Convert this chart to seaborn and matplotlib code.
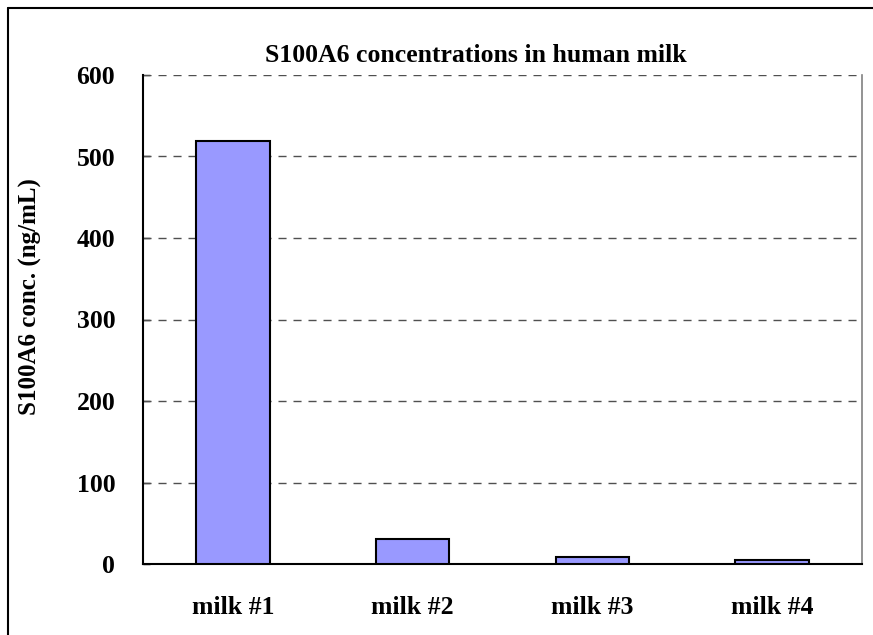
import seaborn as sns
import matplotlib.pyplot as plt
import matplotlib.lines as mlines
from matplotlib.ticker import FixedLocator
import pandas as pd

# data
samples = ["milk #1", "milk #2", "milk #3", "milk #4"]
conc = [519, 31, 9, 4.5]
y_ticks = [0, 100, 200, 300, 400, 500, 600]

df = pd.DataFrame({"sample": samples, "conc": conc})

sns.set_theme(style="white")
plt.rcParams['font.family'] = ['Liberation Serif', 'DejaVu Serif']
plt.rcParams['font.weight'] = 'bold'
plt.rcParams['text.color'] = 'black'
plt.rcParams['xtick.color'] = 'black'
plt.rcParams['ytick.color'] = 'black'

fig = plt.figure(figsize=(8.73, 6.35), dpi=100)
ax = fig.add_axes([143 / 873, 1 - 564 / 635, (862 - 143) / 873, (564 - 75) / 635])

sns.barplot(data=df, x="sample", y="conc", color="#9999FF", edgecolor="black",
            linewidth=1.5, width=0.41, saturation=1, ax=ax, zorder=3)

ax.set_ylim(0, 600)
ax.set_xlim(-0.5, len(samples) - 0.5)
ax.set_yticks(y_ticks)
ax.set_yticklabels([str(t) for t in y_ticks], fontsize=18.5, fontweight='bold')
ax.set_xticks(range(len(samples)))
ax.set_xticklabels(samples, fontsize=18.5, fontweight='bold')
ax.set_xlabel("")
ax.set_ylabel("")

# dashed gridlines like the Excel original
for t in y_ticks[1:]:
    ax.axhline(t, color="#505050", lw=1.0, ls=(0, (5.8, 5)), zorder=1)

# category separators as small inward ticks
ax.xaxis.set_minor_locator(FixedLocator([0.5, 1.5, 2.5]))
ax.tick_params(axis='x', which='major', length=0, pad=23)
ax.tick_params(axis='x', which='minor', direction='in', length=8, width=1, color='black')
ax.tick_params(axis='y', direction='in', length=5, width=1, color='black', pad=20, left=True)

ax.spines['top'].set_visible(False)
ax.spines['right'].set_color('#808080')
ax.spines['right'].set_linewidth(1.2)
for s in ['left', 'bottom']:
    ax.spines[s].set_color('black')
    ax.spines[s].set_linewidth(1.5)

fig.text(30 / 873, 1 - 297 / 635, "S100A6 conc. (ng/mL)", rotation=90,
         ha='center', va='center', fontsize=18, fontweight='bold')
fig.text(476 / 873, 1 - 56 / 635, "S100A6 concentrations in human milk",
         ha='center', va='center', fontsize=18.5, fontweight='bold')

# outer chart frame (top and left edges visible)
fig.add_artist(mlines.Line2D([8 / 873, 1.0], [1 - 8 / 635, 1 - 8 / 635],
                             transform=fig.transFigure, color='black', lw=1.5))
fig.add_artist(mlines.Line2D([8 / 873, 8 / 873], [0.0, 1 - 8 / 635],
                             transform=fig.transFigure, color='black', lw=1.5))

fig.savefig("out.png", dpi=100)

TASK OBJECTIVE:
Set down the complete material exactly, but do not include the images.

TASK ANSWER:
Convert this chart to seaborn and matplotlib code.
import seaborn as sns
import matplotlib.pyplot as plt
import matplotlib.lines as mlines
from matplotlib.ticker import FixedLocator
import pandas as pd

# data
samples = ["milk #1", "milk #2", "milk #3", "milk #4"]
conc = [519, 31, 9, 4.5]
y_ticks = [0, 100, 200, 300, 400, 500, 600]

df = pd.DataFrame({"sample": samples, "conc": conc})

sns.set_theme(style="white")
plt.rcParams['font.family'] = ['Liberation Serif', 'DejaVu Serif']
plt.rcParams['font.weight'] = 'bold'
plt.rcParams['text.color'] = 'black'
plt.rcParams['xtick.color'] = 'black'
plt.rcParams['ytick.color'] = 'black'

fig = plt.figure(figsize=(8.73, 6.35), dpi=100)
ax = fig.add_axes([143 / 873, 1 - 564 / 635, (862 - 143) / 873, (564 - 75) / 635])

sns.barplot(data=df, x="sample", y="conc", color="#9999FF", edgecolor="black",
            linewidth=1.5, width=0.41, saturation=1, ax=ax, zorder=3)

ax.set_ylim(0, 600)
ax.set_xlim(-0.5, len(samples) - 0.5)
ax.set_yticks(y_ticks)
ax.set_yticklabels([str(t) for t in y_ticks], fontsize=18.5, fontweight='bold')
ax.set_xticks(range(len(samples)))
ax.set_xticklabels(samples, fontsize=18.5, fontweight='bold')
ax.set_xlabel("")
ax.set_ylabel("")

# dashed gridlines like the Excel original
for t in y_ticks[1:]:
    ax.axhline(t, color="#505050", lw=1.0, ls=(0, (5.8, 5)), zorder=1)

# category separators as small inward ticks
ax.xaxis.set_minor_locator(FixedLocator([0.5, 1.5, 2.5]))
ax.tick_params(axis='x', which='major', length=0, pad=23)
ax.tick_params(axis='x', which='minor', direction='in', length=8, width=1, color='black')
ax.tick_params(axis='y', direction='in', length=5, width=1, color='black', pad=20, left=True)

ax.spines['top'].set_visible(False)
ax.spines['right'].set_color('#808080')
ax.spines['right'].set_linewidth(1.2)
for s in ['left', 'bottom']:
    ax.spines[s].set_color('black')
    ax.spines[s].set_linewidth(1.5)

fig.text(30 / 873, 1 - 297 / 635, "S100A6 conc. (ng/mL)", rotation=90,
         ha='center', va='center', fontsize=18, fontweight='bold')
fig.text(476 / 873, 1 - 56 / 635, "S100A6 concentrations in human milk",
         ha='center', va='center', fontsize=18.5, fontweight='bold')

# outer chart frame (top and left edges visible)
fig.add_artist(mlines.Line2D([8 / 873, 1.0], [1 - 8 / 635, 1 - 8 / 635],
                             transform=fig.transFigure, color='black', lw=1.5))
fig.add_artist(mlines.Line2D([8 / 873, 8 / 873], [0.0, 1 - 8 / 635],
                             transform=fig.transFigure, color='black', lw=1.5))

fig.savefig("out.png", dpi=100)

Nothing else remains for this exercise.